Can businesses refuse to accept cash?
Businesses in Australia don’t legally have to accept cash payments. However, the Australian Competition and Consumer Commission (ACCC) states that they need to be upfront about what payment methods they accept.
In other words, if a business is cashless, that should be clear before you need to pay. It’s also important to note that cashless businesses have specific requirements around surcharges.
“If there is no way for a consumer to pay without paying a surcharge, the business must include the minimum surcharge payable in the displayed price for its products,” the ACCC website states.

Access to cash
How easy (or hard) it is to get cash is another factor in the cash vs. cashless payment debate.

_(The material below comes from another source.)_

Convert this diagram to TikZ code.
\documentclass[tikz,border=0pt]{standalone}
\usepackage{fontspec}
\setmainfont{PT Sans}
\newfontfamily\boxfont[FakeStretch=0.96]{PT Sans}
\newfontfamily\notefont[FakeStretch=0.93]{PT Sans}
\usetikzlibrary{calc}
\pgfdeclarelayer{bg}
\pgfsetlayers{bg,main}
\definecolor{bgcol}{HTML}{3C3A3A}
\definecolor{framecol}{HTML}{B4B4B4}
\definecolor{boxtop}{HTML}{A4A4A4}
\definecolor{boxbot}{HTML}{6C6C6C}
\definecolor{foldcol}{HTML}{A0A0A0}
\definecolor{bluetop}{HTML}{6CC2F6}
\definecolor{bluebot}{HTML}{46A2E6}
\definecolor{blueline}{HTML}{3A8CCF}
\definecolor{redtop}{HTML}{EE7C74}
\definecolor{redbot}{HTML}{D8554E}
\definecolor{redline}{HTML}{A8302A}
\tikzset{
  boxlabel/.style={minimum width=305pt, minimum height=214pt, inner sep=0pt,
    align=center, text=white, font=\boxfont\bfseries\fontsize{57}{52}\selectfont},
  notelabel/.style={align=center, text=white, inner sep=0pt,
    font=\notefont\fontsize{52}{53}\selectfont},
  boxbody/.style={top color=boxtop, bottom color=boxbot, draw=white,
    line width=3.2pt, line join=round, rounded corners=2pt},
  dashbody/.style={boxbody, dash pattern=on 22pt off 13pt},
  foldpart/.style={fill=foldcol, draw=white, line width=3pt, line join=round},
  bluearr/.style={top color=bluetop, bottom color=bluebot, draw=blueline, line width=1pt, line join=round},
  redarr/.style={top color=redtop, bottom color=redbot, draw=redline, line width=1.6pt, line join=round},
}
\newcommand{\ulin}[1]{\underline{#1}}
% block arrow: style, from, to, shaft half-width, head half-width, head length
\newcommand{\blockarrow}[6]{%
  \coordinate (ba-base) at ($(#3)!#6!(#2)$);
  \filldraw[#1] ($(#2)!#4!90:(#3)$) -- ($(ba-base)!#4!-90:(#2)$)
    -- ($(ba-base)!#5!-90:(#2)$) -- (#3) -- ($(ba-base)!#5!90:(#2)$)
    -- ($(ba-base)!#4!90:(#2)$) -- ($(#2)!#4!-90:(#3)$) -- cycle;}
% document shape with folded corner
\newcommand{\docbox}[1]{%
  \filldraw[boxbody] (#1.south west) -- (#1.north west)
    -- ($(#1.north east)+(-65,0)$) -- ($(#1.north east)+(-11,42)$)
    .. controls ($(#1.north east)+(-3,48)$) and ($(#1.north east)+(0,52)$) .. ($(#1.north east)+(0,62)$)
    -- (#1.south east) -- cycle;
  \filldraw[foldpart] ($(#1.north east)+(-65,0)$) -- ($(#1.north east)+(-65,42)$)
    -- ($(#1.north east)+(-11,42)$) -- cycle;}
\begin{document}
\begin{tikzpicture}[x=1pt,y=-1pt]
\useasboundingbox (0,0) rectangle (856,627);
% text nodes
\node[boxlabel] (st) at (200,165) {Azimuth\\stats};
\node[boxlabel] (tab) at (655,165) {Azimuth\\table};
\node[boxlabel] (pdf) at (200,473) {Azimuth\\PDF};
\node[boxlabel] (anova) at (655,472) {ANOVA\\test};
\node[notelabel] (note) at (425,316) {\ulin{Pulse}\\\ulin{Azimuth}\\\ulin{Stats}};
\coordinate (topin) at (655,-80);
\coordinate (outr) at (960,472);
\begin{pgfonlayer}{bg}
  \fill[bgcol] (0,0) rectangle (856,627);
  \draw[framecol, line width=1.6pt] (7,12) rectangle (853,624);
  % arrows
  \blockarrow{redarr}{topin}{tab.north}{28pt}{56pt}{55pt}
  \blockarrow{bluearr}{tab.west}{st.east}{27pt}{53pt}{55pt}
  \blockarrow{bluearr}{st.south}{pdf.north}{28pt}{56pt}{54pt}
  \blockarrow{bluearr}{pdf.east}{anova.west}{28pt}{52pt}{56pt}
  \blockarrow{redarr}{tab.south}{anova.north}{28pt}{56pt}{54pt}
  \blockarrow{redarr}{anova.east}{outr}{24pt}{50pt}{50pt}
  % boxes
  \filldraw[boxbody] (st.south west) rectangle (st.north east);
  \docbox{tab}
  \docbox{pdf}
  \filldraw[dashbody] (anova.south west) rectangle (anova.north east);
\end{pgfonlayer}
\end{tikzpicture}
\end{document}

The trend towards digital banking has led to many banks closing branches around Australia. There are also fewer bank ATMs where you could withdraw money for free. And now with the latest update from CBA, there could be a trend of more banks adding fees to cash withdrawals at branches, post offices, and over the phone.
On top of that, independent ATM operator Armaguard has had financial challenges over the past few years. It is one of the largest ATM operators in the country, with brands including rediATMs and atmx.

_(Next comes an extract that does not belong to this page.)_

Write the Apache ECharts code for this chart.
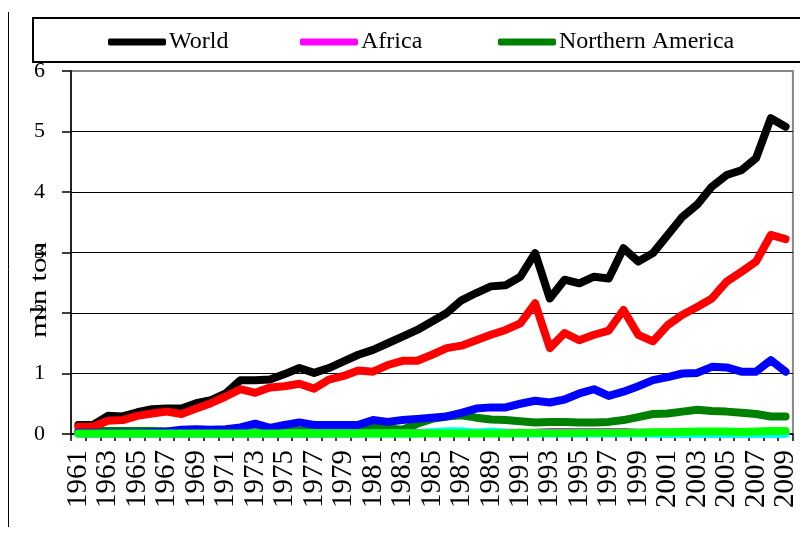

But in late 2023 questions were raised about its continued operations. As the Australian Banking Association (ABA) explained in a statement:
“Australia’s largest users of cash were approached by Armaguard in October 2023 and told by its representatives the business was not financially viable in its current form and that they needed financial support.”
Since then, parent company Linfox has announced funding for it.
But the situation highlights challenges to managing access to cash – and to people getting it when they need it.
What would happen if Australia became a cashless society?
First of all, this is years in the future. Countries around the world are having discussions about cash and cashless payments to try and figure out what comes next.
Some of the key considerations are:
- Security for digital payment technology
- Power outages that affect access to contactless payments
- Cyber attacks and fraud
- Costs in accepting cards and contactless payments (which are more expensive for businesses)
- Costs to consumers in the form of surcharges
- The accessibility of online banking and the potential marginalisation of people who find it challenging
- The impact it could have on charities, donations, and “gold coin” events
A fundamental issue is whether a cashless society would impact people’s ability to access their money when they need it.
When the Keeping Cash Transactions in Australia Bill 2024 was introduced, MP Bob Katter gave this worst-case example:
“Imagine a scenario where you cannot buy a loaf of bread without the bank’s permission. This is not a dystopian fantasy; it is a very real possibility if we allow cash to disappear,” he says.

How close are we to cashless?
Technically, the amount of payments made with cash means we’re more cashless than not in Australia. But RBA data shows around 7 per cent of people still make all or most payments with cash.
Realistically, there are challenges around digital infrastructure and accessibility to consider before cash can ever be phased out.
“Not everyone has access to digital banking – [older] citizens, those in remote areas, and individuals without the means or skills to navigate digital platforms rely heavily on cash,” Katter says.
“Removing cash from the equation marginalises these groups and exacerbates social inequality.”
This is echoed by Sweden’s Riksbank.
“Developments suggest that we should focus more than previously on the challenges posed by digitalisation,” it states in a 2024 Payments Report.
Meanwhile, the Institute of Economic Affairs in the UK has noted: “Banning cash would risk alienating and isolating those people who still chose to use it.”
“It would also outlaw a crucial competitive pressure on banks to innovate simpler, safer cashless products. Banks still have work to do to convince many to drop cash, so let them do it.”
So, although cash may not rule payments any more, it doesn’t seem to be going anywhere fast.